The Story
Why it exists.
The beginning
Six Scents Series Three #087 began with N. Hoolywood's memories. Not a mood board or a marketing concept, the actual childhood of designer Daisuke Sawada: his father's car, the Kurobe canyon, a garage that somehow smelled like the ocean. Perfumer Stephen Nilsen was tasked with translating these specific, personal recollections into something wearable. The brief wasn't 'woody aquatic.' It was 'this is what I remember.'
What makes #087 unusual is the collision of registers. Motor oil, industrial, technical, almost aggressive, sits alongside salt water and Japanese hinoki cypress. These shouldn't work together. The salty-icy water accord bridges the two: it recalls the ocean but keeps things cold, precise, which gives the motor oil something to push against rather than merge with. Rosemary and nutmeg round the middle, adding herbal warmth that prevents the whole thing from going too clinical. The result is a fragrance that smells like a place, not an idea.
The evolution
The opening hits like lifting a car hood, motor oil, yes, but brightened by green cypress and hiba wood.

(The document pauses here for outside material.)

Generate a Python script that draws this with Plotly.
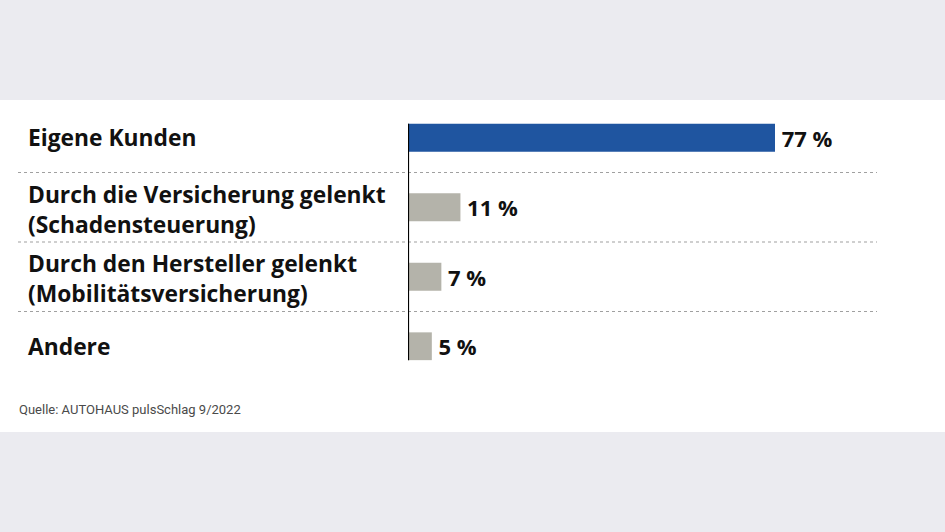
import plotly.graph_objects as go

categories = [
    "Eigene Kunden",
    "Durch die Versicherung gelenkt<br>(Schadensteuerung)",
    "Durch den Hersteller gelenkt<br>(Mobilitätsversicherung)",
    "Andere",
]
shares = [77, 11, 7, 5]
bar_colors = ["#1f55a0", "#b4b3aa", "#b4b3aa", "#b4b3aa"]
source_text = "Quelle: AUTOHAUS pulsSchlag 9/2022"

W, H = 945, 532
ML, MR, MT, MB = 408, 68, 103, 151
plot_w = W - ML - MR
plot_h = H - MT - MB
bar_w = 0.4


def px_x(px):
    # pixel column -> paper x
    return (px - ML) / plot_w


def px_y(py):
    # pixel row -> paper y
    return (H - MB - py) / plot_h


fig = go.Figure(go.Bar(
    y=list(range(len(categories))),
    x=shares,
    orientation="h",
    width=bar_w,
    marker=dict(color=bar_colors, line=dict(width=0)),
    texttemplate="\u2009<b>%{x} %</b>",
    textposition="outside",
    constraintext="none",
    textfont=dict(family="Open Sans", size=22, color="#111111"),
    cliponaxis=False,
    hoverinfo="skip",
))

shapes = [
    # grey page background with white band
    dict(type="rect", xref="paper", yref="paper", x0=px_x(-5), x1=px_x(W + 5),
         y0=px_y(-5), y1=px_y(H + 5), fillcolor="#ebebf0", line_width=0, layer="below"),
    dict(type="rect", xref="paper", yref="paper", x0=px_x(-5), x1=px_x(W + 5),
         y0=px_y(432), y1=px_y(100), fillcolor="white", line_width=0, layer="below"),
]
# dotted separators between rows
for i in range(len(categories) - 1):
    shapes.append(dict(type="line", xref="paper", yref="y",
                       x0=px_x(18), x1=px_x(877), y0=i + 0.5, y1=i + 0.5,
                       line=dict(color="#a0a0a0", width=1.1, dash="dot")))
# vertical baseline
shapes.append(dict(type="line", xref="x", yref="y", x0=0, x1=0,
                   y0=-bar_w / 2, y1=len(categories) - 1 + bar_w / 2,
                   line=dict(color="black", width=2.2)))

annotations = []
for i, label in enumerate(categories):
    annotations.append(dict(
        x=px_x(26), xref="paper", y=i, yref="y",
        text="<b>" + label + "</b>", showarrow=False,
        xanchor="left", yanchor="middle", align="left",
        yshift=-2 if "<br>" in label else 0,
        font=dict(family="Open Sans", size=22.8, color="#111111"),
    ))
annotations.append(dict(
    x=px_x(17), xref="paper", y=px_y(409), yref="paper",
    text=source_text, showarrow=False, xanchor="left", yanchor="middle",
    font=dict(family="Roboto, sans-serif", size=13, color="#4a4a4a"),
))

fig.update_layout(
    width=W, height=H,
    margin=dict(l=ML, r=MR, t=MT, b=MB),
    paper_bgcolor="white", plot_bgcolor="rgba(0,0,0,0)",
    showlegend=False,
    xaxis=dict(range=[0, plot_w / ((775 - 408) / 77)], visible=False, fixedrange=True),
    yaxis=dict(range=[len(categories) - 0.5, -0.5], visible=False, fixedrange=True),
    shapes=shapes,
    annotations=annotations,
)

fig.write_html("out.html", config={"displayModeBar": False},
               post_script="document.body.style.margin='0';")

Within minutes the salt water accord takes over, pulling the composition toward something coastal, almost mineral. Rosemary arrives around the 20-minute mark, softening the edges. By the second hour, the hinoki wood and balsam fir settle in, dry, woody, with a faint warmth from the sandalwood underneath. The motor oil doesn't disappear. It becomes a memory of itself, lingering in the drydown like a smell you've washed off but can still catch on your wrist.
Cultural impact
Six Scents Series Three #087 arrived in 2010 as part of Six Scents' third collaborative series with fashion designers, pairing perfumers directly with creators outside the traditional fragrance industry. N. Hoolywood designer Daisuke Sawada brought a specific childhood memory to the project: the smell of motor oil mixed with salt air, an unlikely combination that speaks to Sawada's background in Japanese workwear and workwear culture. The resulting fragrance occupied a curious position at the intersection of fashion and niche perfumery, neither fully commercial nor entirely avant-garde.